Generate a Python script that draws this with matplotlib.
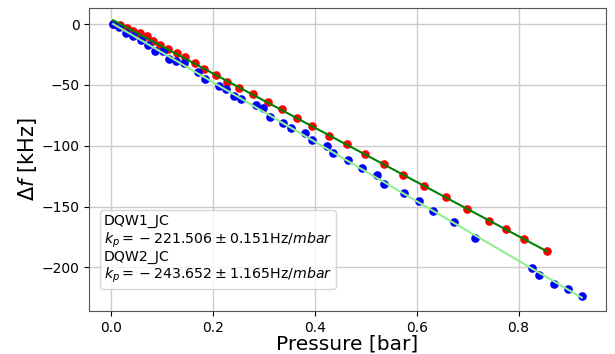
import numpy as np
import matplotlib
matplotlib.use('Agg')
from matplotlib import pyplot as plt
from matplotlib.lines import Line2D

# DQW1_JC (red points)
p1 = [0.0045, 0.018, 0.032, 0.044, 0.057, 0.071, 0.083, 0.097, 0.112, 0.130, 0.146,
      0.165, 0.183, 0.206, 0.228, 0.252, 0.279, 0.308, 0.336, 0.365, 0.395, 0.428,
      0.463, 0.499, 0.536, 0.573, 0.614, 0.657, 0.699, 0.742, 0.775, 0.810, 0.856]
f1 = [0.0, -0.8, -3.3, -5.8, -7.4, -9.9, -14.0, -17.3, -20.6, -23.8, -27.1,
      -32.0, -37.0, -41.9, -47.7, -52.6, -57.6, -64.1, -69.9, -77.3, -83.9, -92.1,
      -98.7, -106.9, -115.1, -124.2, -133.2, -142.3, -152.1, -162.0, -168.6, -176.8, -186.7]

# DQW2_JC (blue points)
p2 = [0.0045, 0.016, 0.030, 0.044, 0.059, 0.073, 0.087, 0.102, 0.114, 0.128, 0.144,
      0.171, 0.185, 0.212, 0.226, 0.242, 0.255, 0.285, 0.299, 0.313, 0.338, 0.354,
      0.381, 0.395, 0.424, 0.436, 0.465, 0.493, 0.522, 0.536, 0.575, 0.605, 0.632,
      0.673, 0.714, 0.826, 0.840, 0.869, 0.897, 0.924]
f2 = [0.0, -2.5, -7.4, -9.9, -13.2, -17.3, -22.2, -22.0, -28.8, -30.4, -32.1,
      -39.5, -45.2, -51.0, -53.5, -59.2, -61.7, -66.6, -69.1, -76.5, -81.4, -85.5,
      -89.6, -95.4, -100.3, -106.1, -111.8, -118.4, -124.2, -131.6, -139.0, -145.6, -153.8,
      -162.8, -176.0, -200.7, -206.4, -213.8, -217.9, -223.7]

label1 = 'DQW1_JC\n$k_p = {} - 221.506 \\pm 0.151$Hz/$mbar$'
label2 = 'DQW2_JC\n$k_p = {} - 243.652 \\pm 1.165$Hz/$mbar$'

fig = plt.figure(figsize=(6.15, 3.54), dpi=100)
ax = fig.add_axes([0.145, 0.121, 0.84, 0.856])

p1 = np.array(p1)
p2 = np.array(p2)
c1 = np.polyfit(p1, f1, 1)
c2 = np.polyfit(p2, f2, 1)

ax.plot(p1, f1, 'o', color='red', markersize=6.2, markeredgewidth=0)
ax.plot(p2, f2, 'o', color='blue', markersize=6.2, markeredgewidth=0)
ax.plot(p1, np.polyval(c1, p1), color='green', linewidth=1.5)
ax.plot(p2, np.polyval(c2, p2), color='lightgreen', linewidth=1.5)

ax.set_xlim(-0.0425, 0.971)
ax.set_ylim(-236, 13.2)
ax.grid(True, color='#cccccc', linewidth=1)
ax.set_axisbelow(True)
for s in ax.spines.values():
    s.set_color('#555555')
ax.tick_params(labelsize=10)

ax.set_xlabel('Pressure [bar]', fontsize=14.5, labelpad=0)
ax.set_ylabel('$\\Delta f$ [kHz]', fontsize=15, labelpad=2)

blank = Line2D([], [], linestyle='none')
ax.legend([blank, blank], [label1, label2], loc='lower left', fontsize=10.2,
          handlelength=0, handletextpad=0, borderpad=0.25, labelspacing=0.0,
          bbox_to_anchor=(0.008, 0.05))

plt.savefig('out.png', dpi=100)
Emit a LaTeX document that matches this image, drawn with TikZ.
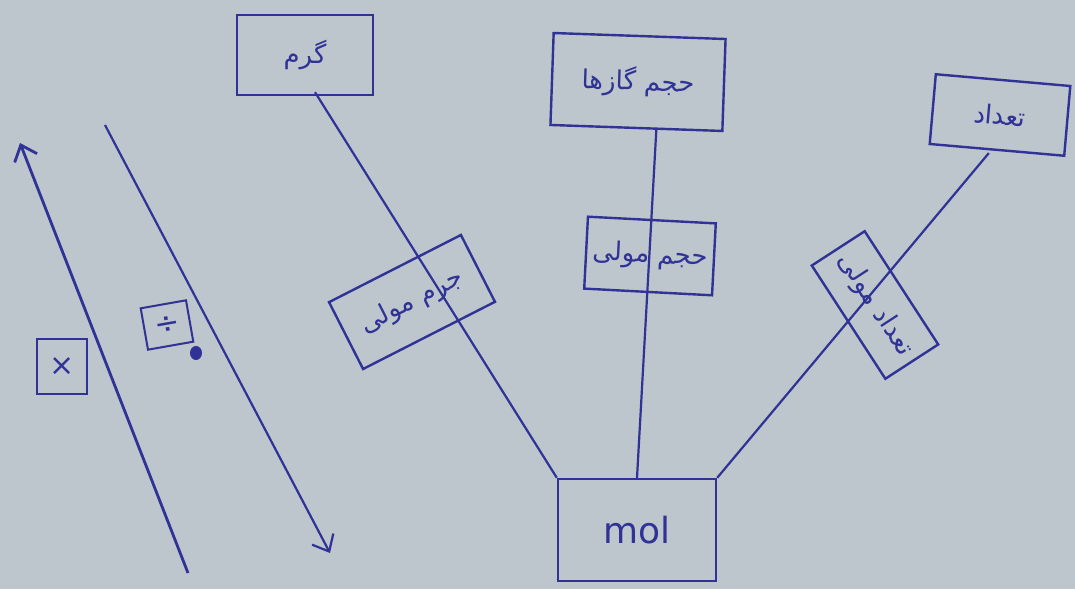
\documentclass[tikz,border=0pt]{standalone}
\usepackage{fontspec}
\usetikzlibrary{arrows.meta,calc}
\TeXXeTstate=1
\newfontfamily\arabicfont[Script=Arabic]{DejaVu Sans}
\setsansfont{DejaVu Sans}
\definecolor{paper}{RGB}{188,198,204}
\definecolor{ink}{RGB}{48,50,150}
\tikzset{
  box/.style={draw=ink, line width=2.4pt, inner sep=0pt, text=ink, font=\arabicfont\fontsize{26}{30}\selectfont},
  link/.style={draw=ink, line width=2.2pt},
  opbox/.style={draw=ink, line width=2pt, inner sep=0pt, text=ink, font=\sffamily\fontsize{30}{32}\selectfont},
}
\begin{document}
\begin{tikzpicture}[x=1pt,y=1pt]
\fill[paper] (0,0) rectangle (1075,589);
\useasboundingbox (0,0) rectangle (1075,589);

% top boxes
\node[box, minimum width=136pt, minimum height=80pt] (gram) at (305,534) {\beginR گرم\endR};
\node[box, minimum width=172pt, minimum height=92pt, rotate=-2] (vol) at (638,507) {\beginR حجم گازها\endR};
\node[box, minimum width=135pt, minimum height=70pt, rotate=-5] (count) at (1000,474) {\beginR تعداد\endR};

% bottom box
\node[box, minimum width=158pt, minimum height=102pt, font=\sffamily\fontsize{36}{38}\selectfont] (mol) at (637,59) {mol};

% connectors
\coordinate (gs) at ($(gram.south)+(10,4)$);
\coordinate (vs) at ($(vol.south)+(20,0)$);
\coordinate (cs) at ($(count.south)+(-8,-2)$);
\draw[link] (gs) -- (mol.north west);
\draw[link] (vs) -- (mol.north);
\draw[link] (cs) -- (mol.north east);

% middle labels
\node[box, minimum width=148pt, minimum height=75pt, rotate=27] (mmass) at (412,287) {\beginR جرم مولی\endR};
\node[box, minimum width=128pt, minimum height=72pt, rotate=-3] (mvol) at (650,333) {\beginR حجم مولی\endR};
\node[box, minimum width=135pt, minimum height=63pt, rotate=-57] (cmol) at (875,284) {\beginR تعداد مولی\endR};

% left arrows
\coordinate (lb) at (188,16);
\coordinate (lt) at (20,446);
\draw[link, line width=2.8pt, -{Straight Barb[length=14pt,width=24pt]}] (lb) -- (lt);
\coordinate (rt) at (105,464);
\coordinate (rb) at (330,36);
\draw[link, -{Straight Barb[length=14pt,width=24pt]}] (rt) -- (rb);

\node[opbox, minimum width=50pt, minimum height=55pt] (times) at (62,222) {×};
\node[opbox, minimum width=46pt, minimum height=42pt, rotate=10] (div) at (167,264) {÷};
\fill[ink] (196,236) ellipse (6pt and 7pt);
\end{tikzpicture}
\end{document}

Exercise directions:
From the line that contains "Emit a LaTeX" to the end of the material above, output every line exactly, both ends included, but leave out any pictures.

The solution:
Emit a LaTeX document that matches this image, drawn with TikZ.
\documentclass[tikz,border=0pt]{standalone}
\usepackage{fontspec}
\usetikzlibrary{arrows.meta,calc}
\TeXXeTstate=1
\newfontfamily\arabicfont[Script=Arabic]{DejaVu Sans}
\setsansfont{DejaVu Sans}
\definecolor{paper}{RGB}{188,198,204}
\definecolor{ink}{RGB}{48,50,150}
\tikzset{
  box/.style={draw=ink, line width=2.4pt, inner sep=0pt, text=ink, font=\arabicfont\fontsize{26}{30}\selectfont},
  link/.style={draw=ink, line width=2.2pt},
  opbox/.style={draw=ink, line width=2pt, inner sep=0pt, text=ink, font=\sffamily\fontsize{30}{32}\selectfont},
}
\begin{document}
\begin{tikzpicture}[x=1pt,y=1pt]
\fill[paper] (0,0) rectangle (1075,589);
\useasboundingbox (0,0) rectangle (1075,589);

% top boxes
\node[box, minimum width=136pt, minimum height=80pt] (gram) at (305,534) {\beginR گرم\endR};
\node[box, minimum width=172pt, minimum height=92pt, rotate=-2] (vol) at (638,507) {\beginR حجم گازها\endR};
\node[box, minimum width=135pt, minimum height=70pt, rotate=-5] (count) at (1000,474) {\beginR تعداد\endR};

% bottom box
\node[box, minimum width=158pt, minimum height=102pt, font=\sffamily\fontsize{36}{38}\selectfont] (mol) at (637,59) {mol};

% connectors
\coordinate (gs) at ($(gram.south)+(10,4)$);
\coordinate (vs) at ($(vol.south)+(20,0)$);
\coordinate (cs) at ($(count.south)+(-8,-2)$);
\draw[link] (gs) -- (mol.north west);
\draw[link] (vs) -- (mol.north);
\draw[link] (cs) -- (mol.north east);

% middle labels
\node[box, minimum width=148pt, minimum height=75pt, rotate=27] (mmass) at (412,287) {\beginR جرم مولی\endR};
\node[box, minimum width=128pt, minimum height=72pt, rotate=-3] (mvol) at (650,333) {\beginR حجم مولی\endR};
\node[box, minimum width=135pt, minimum height=63pt, rotate=-57] (cmol) at (875,284) {\beginR تعداد مولی\endR};

% left arrows
\coordinate (lb) at (188,16);
\coordinate (lt) at (20,446);
\draw[link, line width=2.8pt, -{Straight Barb[length=14pt,width=24pt]}] (lb) -- (lt);
\coordinate (rt) at (105,464);
\coordinate (rb) at (330,36);
\draw[link, -{Straight Barb[length=14pt,width=24pt]}] (rt) -- (rb);

\node[opbox, minimum width=50pt, minimum height=55pt] (times) at (62,222) {×};
\node[opbox, minimum width=46pt, minimum height=42pt, rotate=10] (div) at (167,264) {÷};
\fill[ink] (196,236) ellipse (6pt and 7pt);
\end{tikzpicture}
\end{document}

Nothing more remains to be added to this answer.